Task requirements — Please write out the complete listing that follows, exactly as it reads.

* Start Dataset section *

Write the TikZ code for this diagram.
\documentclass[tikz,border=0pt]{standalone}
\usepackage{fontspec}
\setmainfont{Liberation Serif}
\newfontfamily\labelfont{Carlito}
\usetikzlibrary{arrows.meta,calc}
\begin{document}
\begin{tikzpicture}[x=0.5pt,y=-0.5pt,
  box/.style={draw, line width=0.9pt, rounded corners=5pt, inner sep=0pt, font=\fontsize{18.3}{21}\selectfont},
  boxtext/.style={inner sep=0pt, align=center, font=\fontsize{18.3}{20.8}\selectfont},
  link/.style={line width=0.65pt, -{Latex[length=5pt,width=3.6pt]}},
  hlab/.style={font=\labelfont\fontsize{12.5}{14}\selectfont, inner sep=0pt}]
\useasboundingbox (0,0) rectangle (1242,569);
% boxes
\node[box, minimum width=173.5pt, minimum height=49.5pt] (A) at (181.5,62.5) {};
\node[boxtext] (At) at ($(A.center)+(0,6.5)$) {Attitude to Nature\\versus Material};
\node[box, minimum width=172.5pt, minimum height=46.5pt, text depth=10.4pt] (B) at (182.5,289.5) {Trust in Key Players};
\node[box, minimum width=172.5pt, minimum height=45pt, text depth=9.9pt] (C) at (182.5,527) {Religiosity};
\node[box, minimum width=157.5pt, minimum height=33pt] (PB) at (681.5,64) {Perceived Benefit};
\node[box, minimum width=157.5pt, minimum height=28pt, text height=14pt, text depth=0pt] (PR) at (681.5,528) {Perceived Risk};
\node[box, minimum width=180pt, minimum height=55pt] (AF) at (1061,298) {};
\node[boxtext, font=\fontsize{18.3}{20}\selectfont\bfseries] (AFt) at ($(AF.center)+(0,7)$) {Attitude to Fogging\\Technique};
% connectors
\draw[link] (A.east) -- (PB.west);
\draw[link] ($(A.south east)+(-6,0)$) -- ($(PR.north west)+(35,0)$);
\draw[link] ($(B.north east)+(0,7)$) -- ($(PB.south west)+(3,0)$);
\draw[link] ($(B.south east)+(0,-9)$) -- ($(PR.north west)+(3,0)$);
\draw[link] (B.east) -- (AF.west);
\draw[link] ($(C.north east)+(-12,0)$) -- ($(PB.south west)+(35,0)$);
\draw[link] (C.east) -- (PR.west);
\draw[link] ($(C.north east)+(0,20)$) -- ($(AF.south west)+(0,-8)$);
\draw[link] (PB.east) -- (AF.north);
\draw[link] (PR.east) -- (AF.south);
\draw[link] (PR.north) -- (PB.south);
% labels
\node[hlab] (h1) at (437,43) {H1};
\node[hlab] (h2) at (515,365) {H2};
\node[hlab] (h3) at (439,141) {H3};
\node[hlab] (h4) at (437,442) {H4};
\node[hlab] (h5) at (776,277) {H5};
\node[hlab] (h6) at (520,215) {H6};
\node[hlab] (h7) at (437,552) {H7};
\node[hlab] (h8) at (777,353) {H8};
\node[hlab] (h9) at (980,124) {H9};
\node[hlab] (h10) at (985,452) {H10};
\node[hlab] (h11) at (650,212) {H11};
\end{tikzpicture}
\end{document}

* End Dataset section *

Result below —
Write the TikZ code for this diagram.
\documentclass[tikz,border=0pt]{standalone}
\usepackage{fontspec}
\setmainfont{Liberation Serif}
\newfontfamily\labelfont{Carlito}
\usetikzlibrary{arrows.meta,calc}
\begin{document}
\begin{tikzpicture}[x=0.5pt,y=-0.5pt,
  box/.style={draw, line width=0.9pt, rounded corners=5pt, inner sep=0pt, font=\fontsize{18.3}{21}\selectfont},
  boxtext/.style={inner sep=0pt, align=center, font=\fontsize{18.3}{20.8}\selectfont},
  link/.style={line width=0.65pt, -{Latex[length=5pt,width=3.6pt]}},
  hlab/.style={font=\labelfont\fontsize{12.5}{14}\selectfont, inner sep=0pt}]
\useasboundingbox (0,0) rectangle (1242,569);
% boxes
\node[box, minimum width=173.5pt, minimum height=49.5pt] (A) at (181.5,62.5) {};
\node[boxtext] (At) at ($(A.center)+(0,6.5)$) {Attitude to Nature\\versus Material};
\node[box, minimum width=172.5pt, minimum height=46.5pt, text depth=10.4pt] (B) at (182.5,289.5) {Trust in Key Players};
\node[box, minimum width=172.5pt, minimum height=45pt, text depth=9.9pt] (C) at (182.5,527) {Religiosity};
\node[box, minimum width=157.5pt, minimum height=33pt] (PB) at (681.5,64) {Perceived Benefit};
\node[box, minimum width=157.5pt, minimum height=28pt, text height=14pt, text depth=0pt] (PR) at (681.5,528) {Perceived Risk};
\node[box, minimum width=180pt, minimum height=55pt] (AF) at (1061,298) {};
\node[boxtext, font=\fontsize{18.3}{20}\selectfont\bfseries] (AFt) at ($(AF.center)+(0,7)$) {Attitude to Fogging\\Technique};
% connectors
\draw[link] (A.east) -- (PB.west);
\draw[link] ($(A.south east)+(-6,0)$) -- ($(PR.north west)+(35,0)$);
\draw[link] ($(B.north east)+(0,7)$) -- ($(PB.south west)+(3,0)$);
\draw[link] ($(B.south east)+(0,-9)$) -- ($(PR.north west)+(3,0)$);
\draw[link] (B.east) -- (AF.west);
\draw[link] ($(C.north east)+(-12,0)$) -- ($(PB.south west)+(35,0)$);
\draw[link] (C.east) -- (PR.west);
\draw[link] ($(C.north east)+(0,20)$) -- ($(AF.south west)+(0,-8)$);
\draw[link] (PB.east) -- (AF.north);
\draw[link] (PR.east) -- (AF.south);
\draw[link] (PR.north) -- (PB.south);
% labels
\node[hlab] (h1) at (437,43) {H1};
\node[hlab] (h2) at (515,365) {H2};
\node[hlab] (h3) at (439,141) {H3};
\node[hlab] (h4) at (437,442) {H4};
\node[hlab] (h5) at (776,277) {H5};
\node[hlab] (h6) at (520,215) {H6};
\node[hlab] (h7) at (437,552) {H7};
\node[hlab] (h8) at (777,353) {H8};
\node[hlab] (h9) at (980,124) {H9};
\node[hlab] (h10) at (985,452) {H10};
\node[hlab] (h11) at (650,212) {H11};
\end{tikzpicture}
\end{document}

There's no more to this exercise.